Alla fine dell’Ottocento il grande neurologo francese Jean-Martin Charcot, maestro di Sigmund Freud e celebre per gli studi sull’isteria condotti nell’ospedale parigino della Salpêtrière, nonché scopritore della Sla, intervistato sulla verità delle guarigioni di Lourdes rispondeva che in molti casi la guarigione avveniva davvero. Non andava però attribuita alla Madonna, ma all’onda dell’emozione collettiva che si trasformava in una piena di energia vitale. In grado di modificare l’equilibrio psicofisicodel devoto. Attivando quelli che oggi si chiamerebbero processi di autoguarigione. Insomma, la cosiddetta remissione del male sarebbe come l’onda della grazia che si frange in due derive, salvezza e salute, anima e corpo ricomponendo miracolosamente l’unità dell’essere.
«Se chiedi i miracoli eccoli qua! La morte, le disgrazie, il demonio e la lebbra vengono scongiurati. Gli ammalati si alzano sanati, il mare si calma, le catene si spezzano. Giovani e vecchi pregano e ritrovano nuovamente gli arti che hanno perduto. I pericoli periscono, la miseria finisce. Parlino tutti coloro che hanno visto con i loro occhi. Lo dicano i Padovani». È il testo medievale di un sequero – corruzione popolare del latino Si quaeris miracula, letteralmente “Se cerchi i miracoli” – custodito a Padova nella basilica di Sant’Antonio, uno dei grandi centri taumaturgici della cristianità.

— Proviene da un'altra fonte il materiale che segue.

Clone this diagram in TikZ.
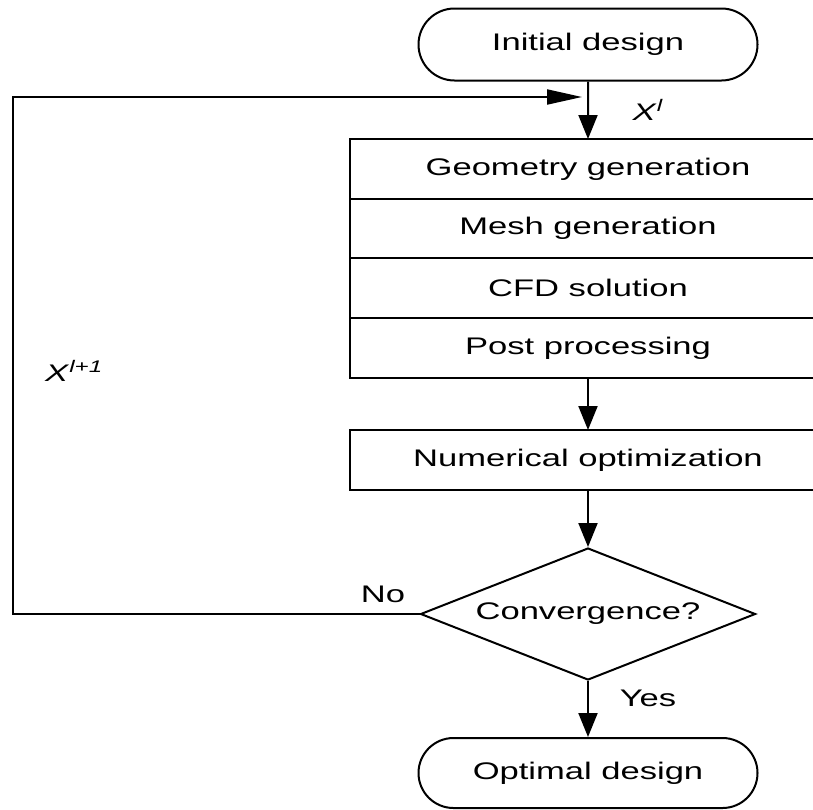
\documentclass[tikz,border=0pt]{standalone}
\usepackage{fontspec}
\setmainfont{Liberation Sans}[FakeStretch=1.44]
\usetikzlibrary{arrows.meta,positioning,shapes.geometric,shapes.misc}

\begin{document}
\begin{tikzpicture}[x=1pt, y=-1pt, font=\fontsize{24}{28}\selectfont, line width=2pt,
  terminal/.style={draw, rounded rectangle, minimum width=339pt, minimum height=72pt, inner sep=0pt},
  stage/.style={draw, rectangle, minimum width=476pt, minimum height=60pt, inner sep=0pt, outer sep=0pt},
  test/.style={draw, diamond, aspect=2.54, minimum width=335pt, minimum height=132pt, inner sep=0pt},
  flow/.style={-{Triangle[length=24pt, width=19pt]}},
  back/.style={-{Triangle[length=35pt, width=15pt]}}]
  \useasboundingbox (0,0) rectangle (813,809);
  \clip (0,0) rectangle (813,809);
  % start and the analysis chain
  \node[terminal] (init) at (588,44.5) {Initial design};
  \node[stage] (geo) at (588,169) {Geometry generation};
  \node[stage, below=0pt of geo, minimum height=59pt] (mesh) {Mesh generation};
  \node[stage, below=0pt of mesh] (cfd) {CFD solution};
  \node[stage, below=0pt of cfd] (post) {Post processing};
  \node[stage] (num) at (588,460) {Numerical optimization};
  % check and end
  \node[test] (conv) at (588,614) {Convergence?};
  \node[terminal, minimum height=70pt] (opt) at (588,773) {Optimal design};
  \draw[flow] (init) -- (geo);
  \draw[flow] (post) -- (num);
  \draw[flow] (num) -- (conv);
  \draw[flow] (conv) -- (opt);
  % loop back with new design vector
  \coordinate (ret) at (13,97);
  \coordinate (join) at (582,97);
  \draw[back] (conv.west) -| (ret) -- (join);
  \node (no) at (383,594) {No};
  \node (yes) at (648,698) {Yes};
  \node (xl) at (648,110) {\textit{X}\textsuperscript{\textit{l}}};
  \node (xnext) at (74,371) {\textit{X}\textsuperscript{\textit{l+1}}};
\end{tikzpicture}
\end{document}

I termini stessi di questa invocazione popolare dicono molto chiaramente che la domanda miracolistica ha sempre a che fare con dei bisogni profondamente umani. Come la sopravvivenza, la salute, riuscire ad avere dei figli, scampare alle catastrofi naturali, agli incidenti sul lavoro. Salvarsi per miracolo, non a caso, è un’espressione che va molto oltre la religione e diventa modo di dire comune. Chiave di lettura dell’inspiegabile.
Del resto, basta visitare i santuari più celebri, da quello di Medjugorije a Loreto, da Guadalupe a Pompei, da Santiago de Compostela a San Nicola di Bari, per leggere riflessa negli ex voto popolari la storia dolorosa di un’umanità in stato di emergenza.

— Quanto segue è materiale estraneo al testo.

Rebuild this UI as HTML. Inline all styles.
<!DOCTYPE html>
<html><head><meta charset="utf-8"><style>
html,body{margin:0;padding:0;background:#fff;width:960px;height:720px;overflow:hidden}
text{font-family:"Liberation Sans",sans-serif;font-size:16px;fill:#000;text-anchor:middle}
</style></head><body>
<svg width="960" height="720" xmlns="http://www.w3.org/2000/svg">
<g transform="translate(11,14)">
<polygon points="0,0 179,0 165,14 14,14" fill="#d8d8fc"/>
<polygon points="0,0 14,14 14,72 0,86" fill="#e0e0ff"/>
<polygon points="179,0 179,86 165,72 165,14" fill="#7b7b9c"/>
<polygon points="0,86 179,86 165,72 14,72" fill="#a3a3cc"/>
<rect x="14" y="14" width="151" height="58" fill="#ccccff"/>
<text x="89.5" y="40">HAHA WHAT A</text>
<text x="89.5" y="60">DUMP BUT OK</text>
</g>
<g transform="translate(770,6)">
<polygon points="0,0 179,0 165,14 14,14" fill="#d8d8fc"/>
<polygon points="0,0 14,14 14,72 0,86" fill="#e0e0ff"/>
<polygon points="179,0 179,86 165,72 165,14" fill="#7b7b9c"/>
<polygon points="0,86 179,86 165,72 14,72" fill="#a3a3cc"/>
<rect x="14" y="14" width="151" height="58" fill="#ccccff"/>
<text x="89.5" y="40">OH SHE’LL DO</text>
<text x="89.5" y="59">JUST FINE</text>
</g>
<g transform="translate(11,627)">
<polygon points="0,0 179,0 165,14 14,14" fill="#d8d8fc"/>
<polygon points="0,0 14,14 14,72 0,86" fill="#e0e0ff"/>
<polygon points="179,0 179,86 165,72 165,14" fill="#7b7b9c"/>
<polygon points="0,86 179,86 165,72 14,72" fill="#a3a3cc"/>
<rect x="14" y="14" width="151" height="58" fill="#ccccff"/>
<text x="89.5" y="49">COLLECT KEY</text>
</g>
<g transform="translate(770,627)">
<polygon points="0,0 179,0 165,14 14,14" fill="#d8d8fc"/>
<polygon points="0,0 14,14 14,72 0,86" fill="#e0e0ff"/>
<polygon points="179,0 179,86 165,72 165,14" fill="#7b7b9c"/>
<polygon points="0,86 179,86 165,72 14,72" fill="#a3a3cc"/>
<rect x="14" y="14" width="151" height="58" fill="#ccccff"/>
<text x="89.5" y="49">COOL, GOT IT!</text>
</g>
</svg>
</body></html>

I miracoli sono dunque sempre gli stessi e sempre diversi. Seguono delle vere e proprie mode dettate dalle forme assunte dalla domanda e dall’offerta religiosa in tempi diversi. Il medioevo, tempo di Crociate, si addice a San Giorgio, esaltato come il guerriero che uccide il dragone infernale e a San Michele, invocato come signore delle armate celesti, al punto che nella chiesa orientale ha il titolo di Tassiarca, un capo di stato maggiore dell’esercitoateniese. Mentre San Francesco è in anticipo sui tempi con le sue prediche agli uccelli e le lodi di “nostra matre terra”. Lo stile della sua santità sembra fatto apposta per il sentiment sostenibile degli ambientalisti di oggi. Ecco perché Giovanni Paolo II nel 1979 lo proclama patrono degli ecologisti.

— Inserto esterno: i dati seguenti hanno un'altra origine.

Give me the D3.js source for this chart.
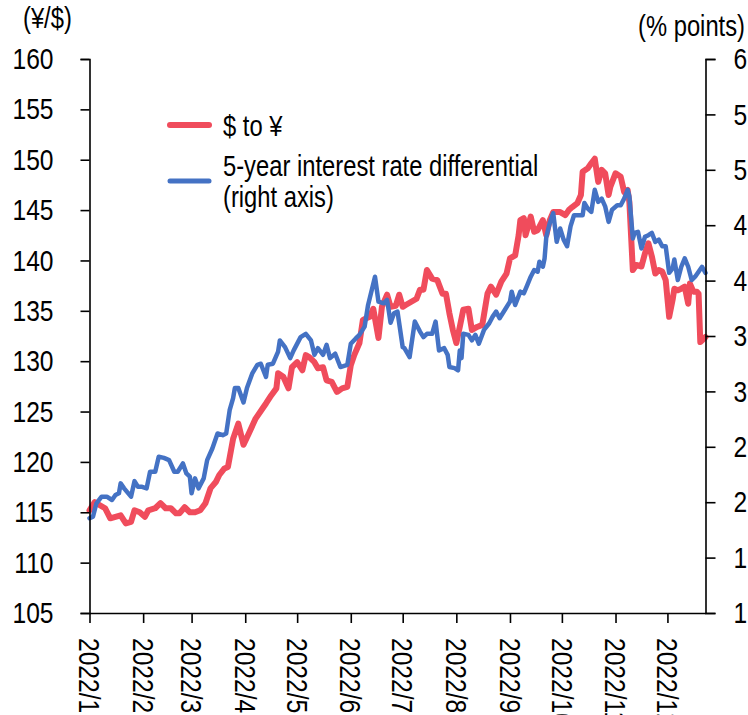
<!DOCTYPE html>
<html><head><meta charset="utf-8">
<script src="https://cdn.jsdelivr.net/npm/d3@7"></script>
<style>
body{margin:0;background:#fff}
svg{display:block}
text{font-family:'Liberation Sans',Arial,sans-serif;fill:#000}
</style>
</head><body>
<svg id="chart" width="748" height="715"></svg>
<script>
const year = 2022;
// $ to ¥ (left axis)
const fxDates = ["01-01","01-04","01-07","01-10","01-13","01-16","01-19","01-22","01-25","01-27","01-30","02-02","02-04","02-08","02-11","02-14","02-17","02-20","02-22","02-25","02-28","03-03","03-06","03-09","03-12","03-15","03-17","03-20","03-22","03-25","03-28","03-31","04-03","04-07","04-11","04-13","04-16","04-19","04-20","04-23","04-26","04-28","05-01","05-04","05-06","05-08","05-11","05-13","05-16","05-18","05-21","05-24","05-27","05-30","06-01","06-03","06-06","06-08","06-10","06-12","06-14","06-17","06-19","06-22","06-24","06-27","06-29","07-01","07-03","07-06","07-09","07-11","07-13","07-15","07-18","07-21","07-24","07-26","07-28","07-30","08-01","08-03","08-05","08-08","08-10","08-13","08-16","08-19","08-21","08-24","08-27","08-30","09-01","09-04","09-06","09-07","09-09","09-10","09-13","09-15","09-17","09-20","09-22","09-24","09-26","09-27","09-30","10-03","10-05","10-07","10-10","10-12","10-13","10-16","10-18","10-20","10-22","10-24","10-26","10-28","10-29","11-01","11-04","11-06","11-08","11-09","11-11","11-13","11-16","11-18","11-20","11-22","11-24","11-26","11-28","11-30","12-02","12-04","12-05","12-07","12-09","12-11","12-13","12-14","12-16","12-18","12-19","12-20","12-23"];
const fxValues = [115.2,116.0,115.7,115.4,114.4,114.55,114.7,113.9,114.05,115.2,115.0,114.55,115.2,115.4,115.9,115.4,115.4,114.9,114.9,115.5,115.0,115.0,115.2,115.9,117.4,118.0,118.7,119.35,119.5,122.3,123.8,121.7,122.8,124.3,125.3,125.8,126.6,127.3,128.8,128.45,127.3,129.4,129.9,129.1,130.6,130.4,129.9,129.3,129.4,128.1,127.95,126.95,127.3,127.45,129.6,130.6,131.8,134.1,134.25,134.4,135.2,132.3,135.4,136.6,135.4,135.5,136.6,135.4,135.6,135.9,136.2,137.1,137.1,139.05,138.2,138.05,136.7,136.7,134.75,133.1,131.8,133.4,135.1,135.2,133.1,133.4,133.6,136.7,137.4,136.6,137.9,138.7,140.2,140.5,142.5,144.0,144.2,142.5,144.35,142.85,143.0,144.0,142.5,144.0,144.8,144.8,144.8,144.5,145.0,145.3,145.7,146.5,148.8,149.15,149.65,150.1,147.8,149.0,148.65,146.5,147.3,148.65,148.3,146.8,147.0,145.8,139.05,139.55,139.4,140.7,141.7,140.4,138.7,139.05,138.9,138.05,134.4,136.1,137.2,137.05,137.2,137.4,135.7,137.7,136.9,136.9,136.7,131.9,132.4];
// 5-year interest rate differential (right axis)
const diffDates = ["01-01","01-03","01-05","01-08","01-11","01-14","01-16","01-18","01-19","01-21","01-25","01-27","01-29","01-31","02-03","02-05","02-08","02-10","02-13","02-16","02-19","02-21","02-24","02-26","02-28","03-01","03-03","03-05","03-08","03-10","03-13","03-16","03-19","03-21","03-23","03-25","03-26","03-28","03-31","04-02","04-05","04-08","04-10","04-13","04-14","04-17","04-20","04-21","04-24","04-27","04-29","05-03","05-06","05-09","05-11","05-13","05-16","05-18","05-20","05-23","05-26","05-30","06-01","06-04","06-06","06-09","06-11","06-15","06-17","06-20","06-22","06-24","06-26","06-28","07-01","07-02","07-05","07-08","07-11","07-13","07-15","07-18","07-20","07-22","07-25","07-27","07-28","07-31","08-02","08-03","08-04","08-05","08-08","08-10","08-12","08-14","08-17","08-20","08-22","08-24","08-26","08-29","09-01","09-02","09-04","09-07","09-09","09-11","09-13","09-15","09-17","09-18","09-20","09-21","09-22","09-24","09-26","09-28","09-30","10-02","10-04","10-06","10-08","10-11","10-13","10-14","10-16","10-18","10-20","10-22","10-24","10-26","10-28","10-30","11-02","11-04","11-06","11-08","11-09","11-11","11-12","11-14","11-16","11-18","11-20","11-22","11-24","11-26","11-28","11-30","12-02","12-04","12-05","12-07","12-09","12-11","12-13","12-15","12-17","12-19","12-21","12-23"];
const diffValues = [1.855,1.87,1.99,2.05,2.05,2.02,2.065,2.08,2.17,2.125,2.05,2.19,2.14,2.14,2.125,2.275,2.275,2.41,2.40,2.38,2.275,2.275,2.35,2.26,2.23,2.08,2.215,2.125,2.215,2.38,2.485,2.62,2.605,2.62,2.83,2.94,3.03,3.03,2.90,3.03,3.16,3.24,3.25,3.13,3.24,3.25,3.36,3.46,3.40,3.30,3.37,3.49,3.52,3.46,3.33,3.39,3.33,3.42,3.30,3.34,3.22,3.24,3.43,3.48,3.51,3.585,3.78,4.035,3.81,3.795,3.825,3.62,3.705,3.72,3.40,3.39,3.31,3.63,3.54,3.49,3.52,3.52,3.63,3.37,3.39,3.33,3.22,3.21,3.19,3.37,3.30,3.52,3.51,3.46,3.51,3.43,3.555,3.615,3.675,3.72,3.66,3.735,3.81,3.90,3.78,3.90,3.885,3.96,4.035,4.095,4.08,4.17,4.125,4.2,4.395,4.52,4.61,4.35,4.47,4.37,4.31,4.49,4.59,4.59,4.59,4.70,4.65,4.62,4.82,4.71,4.74,4.67,4.53,4.64,4.68,4.68,4.74,4.82,4.76,4.38,4.43,4.44,4.29,4.395,4.41,4.43,4.35,4.37,4.31,4.31,4.07,4.11,4.19,4.005,4.125,4.20,4.125,4.005,4.035,4.08,4.125,4.07];

const xDomain = ["01-01","12-23"];
const xTickDates = ["01-01","02-01","03-01","04-01","05-01","06-01","07-01","08-01","09-01","10-01","11-01","12-01"];
const xTickLabels = ["2022/1","2022/2","2022/3","2022/4","2022/5","2022/6","2022/7","2022/8","2022/9","2022/10","2022/11","2022/12"];
const leftTicks = [105,110,115,120,125,130,135,140,145,150,155,160];
const rightTicks = [1,1.5,2,2.5,3,3.5,4,4.5,5,5.5,6];
const rightTickLabels = ["1","1","2","2","3","3","4","4","5","5","6"];
const seriesNames = ["$ to ¥","5-year interest rate differential","(right axis)"];
const leftTitle = "(¥/$)";
const rightTitle = "(% points)";

const parse = s => d3.timeParse("%Y-%m-%d")(year + "-" + s);
const RED = "#F04C5C", BLUE = "#4472C4";
const NARROW = 0.82; // horizontal condensing to mimic a narrow typeface

const svg = d3.select("#chart");
const x = d3.scaleTime().domain(xDomain.map(parse)).range([89.5, 705.5]);
const yL = d3.scaleLinear().domain([105,160]).range([613, 59]);
const yR = d3.scaleLinear().domain([1,6]).range([613, 59]);

const fx = fxDates.map((d,i)=>({date:parse(d), v:fxValues[i]}));
const df = diffDates.map((d,i)=>({date:parse(d), v:diffValues[i]}));

svg.append("path").datum(fx)
  .attr("fill","none").attr("stroke",RED).attr("stroke-width",6)
  .attr("stroke-linejoin","round").attr("stroke-linecap","round")
  .attr("d", d3.line().x(d=>x(d.date)).y(d=>yL(d.v)));
svg.append("path").datum(df)
  .attr("fill","none").attr("stroke",BLUE).attr("stroke-width",4.5)
  .attr("stroke-linejoin","round").attr("stroke-linecap","round")
  .attr("d", d3.line().x(d=>x(d.date)).y(d=>yR(d.v)));

function styleAxis(g){
  g.select(".domain").attr("stroke","#000").attr("stroke-width",1.6);
  g.selectAll(".tick line").attr("stroke","#000").attr("stroke-width",1.6);
  g.selectAll("text").attr("font-size",30).attr("fill","#000")
    .attr("font-family","'Liberation Sans',Arial,sans-serif");
}

const gL = svg.append("g").attr("transform","translate(89.5,0)")
  .call(d3.axisLeft(yL).tickValues(leftTicks).tickSize(9).tickPadding(27).tickFormat(d3.format("d")));
styleAxis(gL);

const gR = svg.append("g").attr("transform","translate(705.5,0)")
  .call(d3.axisRight(yR).tickValues(rightTicks).tickSize(10).tickPadding(18).tickFormat((d,i)=>rightTickLabels[i]));
styleAxis(gR);

const gX = svg.append("g").attr("transform","translate(0,613)")
  .call(d3.axisBottom(x).tickValues(xTickDates.map(parse)).tickSize(10).tickSizeOuter(0).tickFormat((d,i)=>xTickLabels[i]));
styleAxis(gX);
gX.selectAll(".tick text")
  .attr("transform","rotate(90)").attr("text-anchor","start")
  .attr("x",25).attr("y",0).attr("dy","0.36em");

// titles
svg.append("text").attr("x",23).attr("y",28).attr("font-size",29).text(leftTitle);
svg.append("text").attr("x",745).attr("y",36).attr("text-anchor","end").attr("font-size",29).text(rightTitle);

// legend
const lg = svg.append("g");
lg.append("line").attr("x1",170).attr("x2",209).attr("y1",125).attr("y2",125)
  .attr("stroke",RED).attr("stroke-width",6).attr("stroke-linecap","round");
lg.append("line").attr("x1",170).attr("x2",209).attr("y1",181).attr("y2",181)
  .attr("stroke",BLUE).attr("stroke-width",5).attr("stroke-linecap","round");
lg.append("text").attr("x",223).attr("y",136).attr("font-size",29).text(seriesNames[0]);
lg.append("text").attr("x",223).attr("y",176).attr("font-size",29).text(seriesNames[1]);
lg.append("text").attr("x",223).attr("y",207).attr("font-size",29).text(seriesNames[2]);

// condense all text horizontally (along its own reading direction)
svg.selectAll("text").each(function(){
  const t = d3.select(this);
  const xv = +t.attr("x") || 0;
  const tr = t.attr("transform") || "";
  t.attr("x", xv / NARROW).attr("transform", (tr + " scale(" + NARROW + ",1)").trim());
});
</script>
</body></html>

Invece, in età barocca quando tutto è teatro, i miracoli hanno a che fare soprattutto con dei colpi di scena, come quelli del sangue di San Gennaro che si squaglia, si aggruma, si addensa, si riscioglie. E delle trecento liquefazioni prodigiose di altri santi che abitano la Napoli del Seicento. Mentre oggi prevalgono da una parte le Madonne che piangono e sanguinano, icone dolenti di un femminile sofferente e dall’altra i campioni della solidarietà e della pietà. Come Padre Pio e madre Teresa di Calcutta.
Ai nostri giorni, la domanda religiosa sembra orientarsi verso la ricerca di una sempre maggiore visibilità del sacro e delle sue manifestazioni.
Il che per un verso assoggetta la religione alle regole che governano la civiltà dell’immagine e per l’altro ne fa la depositaria suprema di una domanda di certezze. Perché nessun segno è forte, indiscutibile e ad alta definizione come un miracolo. Che per chi crede è vero quanto è vero Iddio.